De nuevo nos acercamos a las enseñanzas del miércoles de ceniza, la cuaresma y la Semana Santa que cada año nos sirven para meditar desde lo más íntimo sobre el dolor de la pasión y muerte, las privaciones y el suplicio, que a los creyentes nos ayudan a valorar en nuestra propia carne la importancia cardinal de la Resurrección, de que Cristo venció la muerte y validó la esperanza de la vida plena más allá de nuestro paso por la vida terrenal. Pero esa reflexión estaría trunca si no la aplicamos a la defensa de la cultura de la vida, a la lucha contra la cultura de la muerte.
Cuando se nos dice “recuerda que polvo eres y en polvo te convertirás” encuentro la medida clara, definitiva, de la poca importancia que tienen las vanidades y estilos de vida del mundo. Pero el Reino de Dios no es de este mundo. Cristo no vino a hablar de la muerte. Vino a dar testimonio de la vida, de la que de verdad vale la pena, la vida que se gana cuando se entregan los egoísmos. Cristo vino a dar testimonio de la Verdad.
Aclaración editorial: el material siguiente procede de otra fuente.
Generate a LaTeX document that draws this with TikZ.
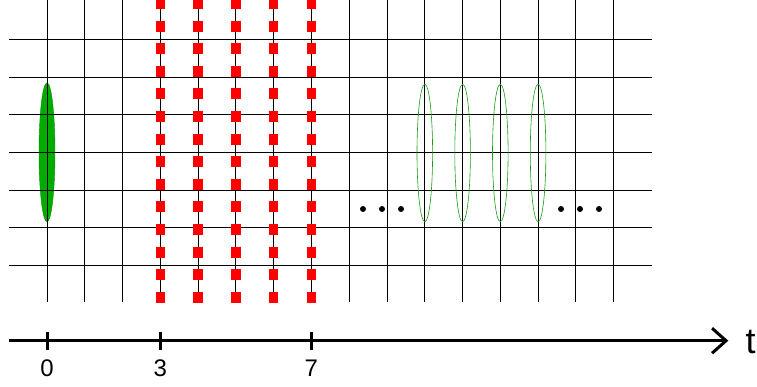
\documentclass[tikz,border=0pt]{standalone}
\usepackage{fontspec}
\setmainfont{Liberation Sans}
\usetikzlibrary{arrows.meta,shapes.geometric}
\definecolor{fillgreen}{RGB}{0,172,0}
\definecolor{edgegreen}{RGB}{0,140,0}
\definecolor{thingreen}{RGB}{20,160,20}
\tikzset{
  gridline/.style={black, line width=0.9pt},
  reddash/.style={red, line width=9.3pt, dash pattern=on 11pt off 11.6pt},
  thinell/.style={ellipse, draw=thingreen, line width=0.6pt, minimum width=15.6pt, minimum height=137.5pt, inner sep=0pt},
  fillell/.style={ellipse, draw=edgegreen, fill=fillgreen, line width=0.4pt, minimum width=16pt, minimum height=139pt, inner sep=0pt},
  dotnode/.style={circle, fill=black, minimum size=6pt, inner sep=0pt},
  axis/.style={black, line width=3pt, -{Straight Barb[length=14pt,width=25pt,line width=3pt]}},
  tick/.style={black, line width=3pt},
  ticklabel/.style={anchor=base, inner sep=0pt, font=\fontsize{24}{28}\selectfont},
  tlabel/.style={anchor=base west, inner sep=0pt, font=\fontsize{36}{42}\selectfont}
}
\begin{document}
\begin{tikzpicture}[x=1pt,y=-1pt]
\useasboundingbox (0,0) rectangle (757,387);
% filled ellipse at t=0
\node[fillell] (e0) at (47,152.3) {};
% grid
\foreach \i in {0,...,15}{
  \draw[gridline] ({47+37.78*\i},0) -- ({47+37.78*\i},302.3);
}
\foreach \j in {0,...,6}{
  \draw[gridline] (9,{39.3+37.7*\j}) -- (651.5,{39.3+37.7*\j});
}
% red dashed lines
\foreach \i in {3,...,7}{
  \draw[reddash] ({47+37.78*\i},-1.9) -- ({47+37.78*\i},303);
}
% thin green ellipses
\node[thinell] (e1) at (424.8,153) {};
\node[thinell] (e2) at (462.6,153) {};
\node[thinell] (e3) at (500.3,153) {};
\node[thinell] (e4) at (538.1,153) {};
% dots
\node[dotnode] (d1) at (363,209) {};
\node[dotnode] (d2) at (382,209) {};
\node[dotnode] (d3) at (401,209) {};
\node[dotnode] (d4) at (561,209) {};
\node[dotnode] (d5) at (580,209) {};
\node[dotnode] (d6) at (599,209) {};
% time axis
\coordinate (axstart) at (9,340.7);
\coordinate (axend) at (728.3,340.7);
\draw[axis] (axstart) -- (axend);
\foreach \x/\lab/\nm in {47/0/l0, 160.3/3/l3, 311.3/7/l7}{
  \coordinate (tt\nm) at (\x,331.5);
  \coordinate (tb\nm) at (\x,350);
  \draw[tick] (tt\nm) -- (tb\nm);
  \node[ticklabel] (\nm) at (\x,376.4) {\lab};
}
\node[tlabel] (tl) at (745.3,353.2) {t};
\end{tikzpicture}
\end{document}
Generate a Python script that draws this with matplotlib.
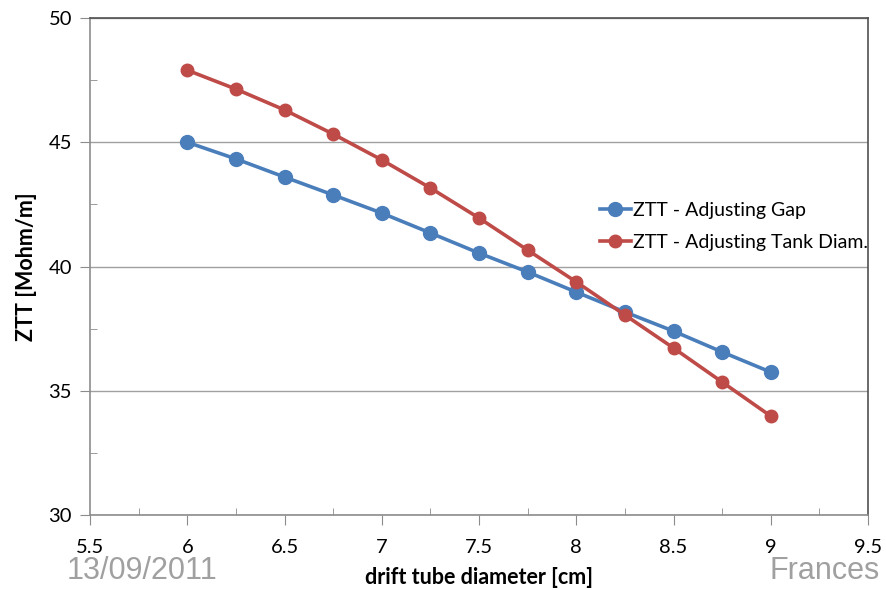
import matplotlib
matplotlib.use("Agg")
import matplotlib.pyplot as plt
from matplotlib.ticker import MultipleLocator, FormatStrFormatter

# drift tube diameter [cm]
diameter = [6, 6.25, 6.5, 6.75, 7, 7.25, 7.5, 7.75, 8, 8.25, 8.5, 8.75, 9]
# ZTT [Mohm/m]
ztt_gap = [45.0, 44.33, 43.6, 42.88, 42.15, 41.35, 40.54, 39.78, 38.97, 38.17, 37.4, 36.56, 35.75]
ztt_tank = [47.9, 47.14, 46.3, 45.33, 44.29, 43.16, 41.95, 40.66, 39.38, 38.05, 36.72, 35.35, 33.98]

label_gap = "ZTT - Adjusting Gap"
label_tank = "ZTT - Adjusting Tank Diam."

plt.rcParams['font.family'] = ['Lato', 'DejaVu Sans']

fig = plt.figure(figsize=(8.86, 5.9), dpi=100)
ax = fig.add_axes([0.1016, 0.1271, 0.8781, 0.8424])

ax.plot(diameter, ztt_gap, color='#4a7ebb', lw=2.6, marker='o', ms=10, label=label_gap, zorder=3)
ax.plot(diameter, ztt_tank, color='#be4b48', lw=2.6, marker='o', ms=9, label=label_tank, zorder=3)

ax.set_xlim(5.5, 9.5)
ax.set_ylim(30, 50)
ax.xaxis.set_major_locator(MultipleLocator(0.5))
ax.xaxis.set_minor_locator(MultipleLocator(0.25))
ax.xaxis.set_major_formatter(FormatStrFormatter('%g'))
ax.yaxis.set_major_locator(MultipleLocator(5))
ax.yaxis.set_minor_locator(MultipleLocator(2.5))

ax.grid(axis='y', which='major', color='#a0a0a0', lw=1)
ax.set_axisbelow(True)

for side in ['left', 'bottom']:
    ax.spines[side].set_color('#8c8c8c')
    ax.spines[side].set_linewidth(1.2)
for side in ['top', 'right']:
    ax.spines[side].set_color('#505050')
    ax.spines[side].set_linewidth(1.2)

ax.tick_params(which='major', direction='out', length=7, color='#8c8c8c', labelsize=14.5, pad=6)
ax.tick_params(which='minor', direction='in', length=5, color='#8c8c8c')
ax.tick_params(axis='x', pad=10)

ax.set_xlabel("drift tube diameter [cm]", fontsize=15.5, fontweight='bold', labelpad=8)
ax.set_ylabel("ZTT [Mohm/m]", fontsize=15.5, fontweight='bold', labelpad=8)

ax.legend(loc='upper left', bbox_to_anchor=(0.645, 0.645), frameon=False, fontsize=14,
          handlelength=1.6, handletextpad=0.1, labelspacing=0.75, borderaxespad=0)

fig.text(0.075, 0.018, "13/09/2011", fontsize=22, color='#a0a0a0', family='Liberation Sans')
fig.text(0.868, 0.018, "Frances", fontsize=22, color='#a0a0a0', family='Liberation Sans')

fig.savefig("out.png", dpi=100)
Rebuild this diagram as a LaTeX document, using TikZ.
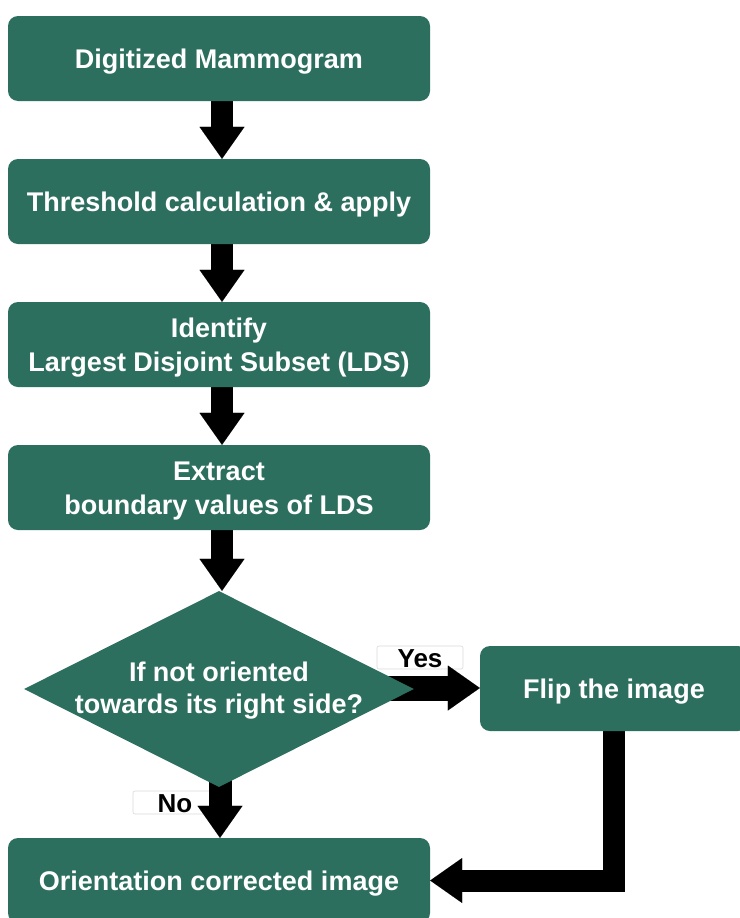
\documentclass[tikz,border=0pt]{standalone}
\usepackage{fontspec}
\setmainfont{Liberation Sans}
\usetikzlibrary{shapes.geometric,arrows.meta,calc}
\definecolor{flowgreen}{RGB}{45,111,94}
\pgfdeclarelayer{labels}
\pgfdeclarelayer{arrows}
\pgfsetlayers{labels,arrows,main}
% tall invisible strut that sets the first line a little lower in its box
\newcommand\boxstrut{\rule{0pt}{26pt}}
\begin{document}
\begin{tikzpicture}[x=1pt,y=-1pt,
  stepbox/.style={rectangle, rounded corners=10pt, fill=flowgreen, text=white,
    minimum width=422pt, minimum height=85pt, inner sep=0pt, align=center,
    font=\fontsize{27}{33.5}\selectfont\bfseries},
  decbox/.style={diamond, fill=flowgreen, minimum width=390pt, minimum height=196pt, inner sep=0pt},
  dectext/.style={text=white, align=center, font=\fontsize{27}{32}\selectfont\bfseries},
  answer/.style={rectangle, rounded corners=2pt, fill=white, draw=black!15, line width=0.6pt,
    minimum height=23pt, inner sep=0pt, text height=19pt, text depth=0pt,
    font=\fontsize{26}{26}\selectfont\bfseries},
  blockarrow/.style={line width=#1, line join=miter,
    -{Triangle[width=45pt,length=32pt,line width=0.01pt]}},
  blockarrow/.default=22pt]
\useasboundingbox (0,0) rectangle (739,918);

% process steps
\node[stepbox] (digit)  at (219,58.5)  {\boxstrut Digitized Mammogram};
\node[stepbox] (thresh) at (219,201.5) {\boxstrut Threshold calculation \& apply};
\node[stepbox] (lds)    at (219,344.5) {\boxstrut Identify\\Largest Disjoint Subset (LDS)};
\node[stepbox] (bound)  at (219,487.5) {\boxstrut Extract\\boundary values of LDS};

% decision
\node[decbox] (dec) at (219,689) {};
\node[dectext] (dectxt) at (219,691) {If not oriented\\towards its right side?};

% branches
\node[stepbox, minimum width=268pt] (flip) at (614,688.5) {\boxstrut Flip the image};
\node[stepbox] (result) at (219,880.5) {\boxstrut Orientation corrected image};

% branch labels
\begin{pgfonlayer}{labels}
\node[answer, minimum width=86pt] (yes) at (420,657.5) {Yes};
\node[answer, minimum width=84pt] (no)  at (175,802.5) {No};
\end{pgfonlayer}

% connectors
\coordinate (ax) at (222,0);
\coordinate (nx) at (220,0);
\begin{pgfonlayer}{arrows}
\draw[blockarrow] (digit.south -| ax)  -- (thresh.north -| ax);
\draw[blockarrow] (thresh.south -| ax) -- (lds.north -| ax);
\draw[blockarrow] (lds.south -| ax)    -- (bound.north -| ax);
\draw[blockarrow] (bound.south -| ax)  -- (dec.north -| ax);
\draw[blockarrow=25pt] (dec.center |- 0,688) -- (flip.west |- 0,688);
\draw[blockarrow=23pt] (dec.center -| nx) -- (result.north -| nx);
\draw[blockarrow] (flip.south) -- (flip.south |- result.east) -- (result.east);
\end{pgfonlayer}
\end{tikzpicture}
\end{document}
Pero no se trata de una verdad a la que se accede encerrado en uno mismo de manera egoísta, sino a la que se llega por la Gracia de Dios, por el reconocimiento de que Cristo es el camino de la Luz y la Vida, por la entrega total del amor a los otros seres humanos, en especial los más necesitados de la tierra.
¿Cómo respondemos a ese amor?
Me llama la atención que las tentaciones que enfrentó Cristo durante los cuarenta días que estuvo en el desierto fueron principalmente de dimensión social: que se “envaneciera” con su poder, que hiciera “milagros” para beneficio propio, que se “sometiera al poderío” que reclamaba tener el demonio sobre todos los reinos del mundo. No, Cristo prefirió enfrentar la maldad de frente y entregar su vida por la humanidad. El salmista decía que, en comparación con la maravilla del universo, es sorprendente que Dios –que lo creó todo– se ocupe de nosotros, tan pequeños, tan irrelevantes. Pero Dios no solo nos ama de manera infinita, sino que nos perdona y nos salva. ¿Y nosotros qué hacemos? ¿Cómo respondemos a ese amor?
Entre nosotros hay miles de millones de seres humanos sometidos por designio de nuestras sociedades a una cuaresma perpetua. Les escamoteamos el amor, les tratamos de esconder la vida plena. Esto es así, porque puedo ver cómo las guerras convierten en cenizas miles de seres humanos para complacer el envanecimiento del poder y el afán de lucro de unos cuantos. Las armas nucleares llevan ese cuadro a su manifestación más terrorífica.
Hasta la medicina, que debería ser el trabajo sacralizado de curar y aliviar el dolor, se ha sometido a la maldad estructural que ha llegado al extremo de pretender que los países ricos acaparen los medicamentos, en lo que el querido Frei Betto describe como que en lugar de estar en medio de una “pandemia” lo que nos aqueja es una “sindemia”. De manera, que el mejor decir del teólogo, “el problema no es solo la Covid-19. Es el capitalismo sindémico que prioriza la lógica perversa de la acumulación privada de la riqueza”. Sobrada razón tiene el papa Francisco para convocar al mundo a un esfuerzo por la hermandad y por abrir el socorro de la medicina a todos los pobres del mundo, al tiempo que se promueve un verdadero análisis sobre los problemas estructurales de un sistema económico que nos asfixia.
Si de verdad queremos que nuestra fe impacte, superemos la visión individualista de la religión, impulsemos con nuestro testimonio una auténtica espiritualidad comunitaria y comencemos así por aplicar las enseñanzas de Cristo. No sigamos condenando a los pobres y necesitados al abandono de una cuaresma perpetua. Hagamos que la verdad y la justicia sean los que anuncien nuestros pasos que lleven a los demás el consuelo y la alegría de que somos mensajeros de paz.